Piano teachers: How to avoid burnout

Piano teaching can be one of the most fulfilling professions ever invented. But like any repetitive activity, there’s always a danger of it becoming the “same-old-same-old.” Here are a few ways you can use to keep things fresh and avoid becoming “burnt out.”

  1. Keep playing music yourself. I’m always surprised how many piano teachers eventually stop practicing and playing music themselves. Even if your full teaching schedule prevents you from pursuing a concert career, you can still live your own musical life to the fullest. Play at local venues, practice your favorite music at home, form a chamber music group, or learn music by a composer that you missed when you were in school. Anything you can do to stay musically active and inspired. Society won’t do it for you, like it may have in Mozart’s Vienna, but you really owe it to yourself to keep your musical spark alive. Your students will also benefit from your continued energy and vigor.

2. Piano teaching can become frustrating if you’re mostly focused on the music at hand and any preconceived notion of “progress” on your student’s part. Yes, we want them to improve. Yes, we want to share our love of certain pieces with them. Yes, we want them to experience the joy of playing the piano with a good degree of mastery. And yes, we want them to develop a certain type of self-discipline through practicing.

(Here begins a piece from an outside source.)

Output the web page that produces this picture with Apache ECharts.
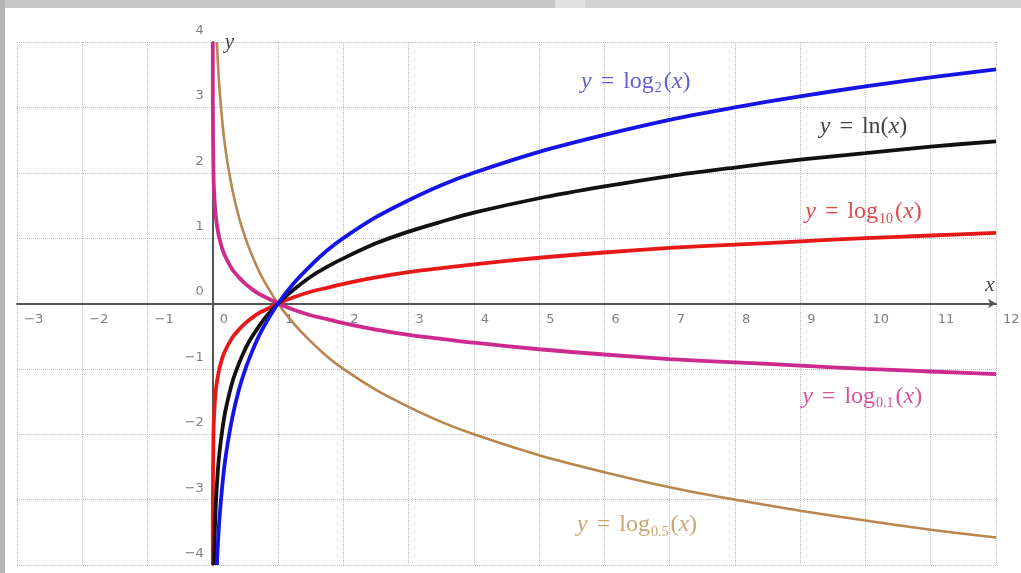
<!DOCTYPE html>
<html>
<head>
<meta charset="utf-8">
<title>Logarithm curves</title>
<script src="https://cdn.jsdelivr.net/npm/echarts@6/dist/echarts.min.js"></script>
<style>
  html, body { margin: 0; padding: 0; background: #fff; }
  #main { width: 1021px; height: 573px; }
</style>
</head>
<body>
<div id="main"></div>
<script>
// shared x samples (x >= 0.1)
var xsMain = [0.1, 0.15, 0.2, 0.3, 0.4, 0.5, 0.6, 0.7, 0.8, 1, 1.25, 1.5, 1.75, 2, 2.5, 3, 3.5, 4, 5, 6, 7, 8, 9, 10, 11, 12];

// y = log2(x)
var log2HeadX = [0.0625, 0.075];
var log2HeadY = [-4, -3.74];
var log2Main = [-3.32, -2.74, -2.32, -1.74, -1.32, -1, -0.74, -0.51, -0.32, 0, 0.32, 0.58, 0.81, 1, 1.32, 1.58, 1.81, 2, 2.32, 2.58, 2.81, 3, 3.17, 3.32, 3.46, 3.58];

// y = ln(x)
var lnHeadX = [0.0183, 0.03, 0.05, 0.075];
var lnHeadY = [-4, -3.51, -3.0, -2.59];
var lnMain = [-2.30, -1.90, -1.61, -1.20, -0.92, -0.69, -0.51, -0.36, -0.22, 0, 0.22, 0.41, 0.56, 0.69, 0.92, 1.10, 1.25, 1.39, 1.61, 1.79, 1.95, 2.08, 2.20, 2.30, 2.40, 2.48];

// y = log10(x)
var log10HeadX = [0.0001, 0.001, 0.01, 0.02, 0.04, 0.06, 0.08];
var log10HeadY = [-4, -3, -2, -1.70, -1.40, -1.22, -1.10];
var log10Main = [-1, -0.82, -0.70, -0.52, -0.40, -0.30, -0.22, -0.15, -0.10, 0, 0.10, 0.18, 0.24, 0.30, 0.40, 0.48, 0.54, 0.60, 0.70, 0.78, 0.85, 0.90, 0.95, 1, 1.04, 1.08];

// y = log0.1(x)
var log01HeadX = [0.0001, 0.001, 0.01, 0.02, 0.04, 0.06, 0.08];
var log01HeadY = [4, 3, 2, 1.70, 1.40, 1.22, 1.10];
var log01Main = [1, 0.82, 0.70, 0.52, 0.40, 0.30, 0.22, 0.15, 0.10, 0, -0.10, -0.18, -0.24, -0.30, -0.40, -0.48, -0.54, -0.60, -0.70, -0.78, -0.85, -0.90, -0.95, -1, -1.04, -1.08];

// y = log0.5(x)
var log05HeadX = [0.0625, 0.075];
var log05HeadY = [4, 3.74];
var log05Main = [3.32, 2.74, 2.32, 1.74, 1.32, 1, 0.74, 0.51, 0.32, 0, -0.32, -0.58, -0.81, -1, -1.32, -1.58, -1.81, -2, -2.32, -2.58, -2.81, -3, -3.17, -3.32, -3.46, -3.58];

var xMin = -3, xMax = 12, yMin = -4, yMax = 4;

function pairs(hx, hy, ys) {
    var out = [];
    for (var i = 0; i < hx.length; i++) out.push([hx[i], hy[i]]);
    for (var j = 0; j < xsMain.length; j++) out.push([xsMain[j], ys[j]]);
    return out;
}

function minus(v) {
    return v < 0 ? '\u2212' + (-v) : String(v);
}

var serif = 'Liberation Serif';

function richFor(color) {
    return {
        i: { fontFamily: serif, fontStyle: 'italic', fontSize: 24, color: color },
        e: { fontFamily: serif, fontSize: 24, color: color, padding: [0, 9, 0, 9] },
        r: { fontFamily: serif, fontSize: 24, color: color },
        p: { fontFamily: serif, fontSize: 24, color: color, padding: [0, 0, 0, 2] },
        s: { fontFamily: serif, fontSize: 14, color: color, padding: [14, 0, 0, 1] }
    };
}

// one curve label, placed in data coordinates
function curveLabel(coord, text, color) {
    return {
        silent: true,
        symbol: 'circle',
        symbolSize: 0,
        data: [{ coord: coord }],
        label: {
            show: true,
            position: 'inside',
            formatter: text,
            rich: richFor(color)
        }
    };
}

function curve(name, data, color, width, mark) {
    return {
        name: name,
        type: 'line',
        data: data,
        showSymbol: false,
        smooth: 0.3,
        lineStyle: { color: color, width: width },
        itemStyle: { color: color },
        markPoint: mark,
        z: 3
    };
}

var W = 1021, H = 573;
var gLeft = 17, gRight = 25, gTop = 42, gBottom = 8;
var gW = W - gLeft - gRight, gH = H - gTop - gBottom;
// move the axes so they cross at the origin
var xOffset = -gH * (0 - yMin) / (yMax - yMin);
var yOffset = -gW * (0 - xMin) / (xMax - xMin);

var chart = echarts.init(document.getElementById('main'));

chart.setOption({
    backgroundColor: '#ffffff',
    animation: false,
    graphic: [
        { type: 'rect', shape: { x: 0, y: 0, width: 555, height: 8 }, style: { fill: '#c6c6c6' } },
        { type: 'rect', shape: { x: 555, y: 0, width: 30, height: 8 }, style: { fill: '#e2e2e2' } },
        { type: 'rect', shape: { x: 585, y: 0, width: 436, height: 8 }, style: { fill: '#d4d4d4' } },
        { type: 'rect', shape: { x: 0, y: 0, width: 5, height: 573 }, style: { fill: '#b4b4b4' } }
    ],
    grid: {
        left: gLeft, right: gRight, top: gTop, bottom: gBottom,
        containLabel: false,
        outerBoundsMode: 'none'
    },
    xAxis: {
        type: 'value',
        min: xMin,
        max: xMax,
        interval: 1,
        position: 'bottom',
        offset: xOffset,
        name: 'x',
        nameLocation: 'end',
        nameGap: -6,
        nameTextStyle: {
            fontFamily: serif, fontStyle: 'italic', fontSize: 21, color: '#444',
            align: 'center', verticalAlign: 'bottom', padding: [0, 0, 8, 0]
        },
        axisLine: {
            onZero: false,
            symbol: ['none', 'arrow'],
            symbolSize: [7, 8],
            lineStyle: { color: '#555', width: 2 }
        },
        axisTick: { show: false },
        axisLabel: {
            margin: 10,
            align: 'left',
            padding: [0, 0, 0, 7],
            fontFamily: 'DejaVu Sans',
            fontSize: 13,
            color: '#808080',
            formatter: minus
        },
        splitLine: { show: true, lineStyle: { color: '#bdbdbd', type: 'dotted', width: 1 } }
    },
    yAxis: {
        type: 'value',
        min: yMin,
        max: yMax,
        interval: 1,
        position: 'left',
        offset: yOffset,
        name: 'y',
        nameLocation: 'end',
        nameGap: 0,
        nameTextStyle: {
            fontFamily: serif, fontStyle: 'italic', fontSize: 21, color: '#444',
            align: 'left', verticalAlign: 'middle', padding: [0, 0, 0, 12]
        },
        axisLine: { onZero: false, lineStyle: { color: '#555', width: 2 } },
        axisTick: { show: false },
        axisLabel: {
            margin: 9,
            verticalAlign: 'bottom',
            padding: [0, 0, 5, 0],
            fontFamily: 'DejaVu Sans',
            fontSize: 13,
            color: '#808080',
            formatter: minus
        },
        splitLine: { show: true, lineStyle: { color: '#bdbdbd', type: 'dotted', width: 1 } }
    },
    series: [
        curve('log0.5', pairs(log05HeadX, log05HeadY, log05Main), '#b8864e', 2.6,
            curveLabel([6.5, -3.39], '{i|y}{e|=}{r|log}{s|0.5}{p|(}{i|x}{r|)}', '#c9a574')),
        curve('log0.1', pairs(log01HeadX, log01HeadY, log01Main), '#cc2a8c', 3.8,
            curveLabel([9.95, -1.42], '{i|y}{e|=}{r|log}{s|0.1}{p|(}{i|x}{r|)}', '#d8509c')),
        curve('log10', pairs(log10HeadX, log10HeadY, log10Main), '#e81818', 3.8,
            curveLabel([9.97, 1.40], '{i|y}{e|=}{r|log}{s|10}{p|(}{i|x}{r|)}', '#e04848')),
        curve('ln', pairs(lnHeadX, lnHeadY, lnMain), '#111111', 3.8,
            curveLabel([9.97, 2.70], '{i|y}{e|=}{r|ln(}{i|x}{r|)}', '#444444')),
        curve('log2', pairs(log2HeadX, log2HeadY, log2Main), '#1414e6', 3.8,
            curveLabel([6.48, 3.40], '{i|y}{e|=}{r|log}{s|2}{p|(}{i|x}{r|)}', '#5f5fd8'))
    ]
});
</script>
</body>
</html>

But if we’re are only focused on this aspect of teaching, we can become negative and discouraged if a student doesn’t meet these expectations. I often say, “I don’t teach the piano, I teach the student.” This keeps things extraordinarily fresh for me. Each and every time a piano student walks through the door, it’s an opportunity to connect on a human basis. Every student is unique and every lesson is different. Viewed in this way, how could it ever become stale?

3. Become interested learning more about the music your students are learning. Even though you’ve heard that same Beethoven piece a million times before, you can still hear it fresh each time. Maybe you hear the inversions differently this time, or discover a relation between the chord progression and another piece by the same composer. Or maybe you read a biography about a different composer each month and tell your students a little about what you’ve read each week.

You love music and your students are real people. The better you can connect these two ideas, the longer you’ll stay fresh, inspired, and emotionally fulfilled by your piano teaching career.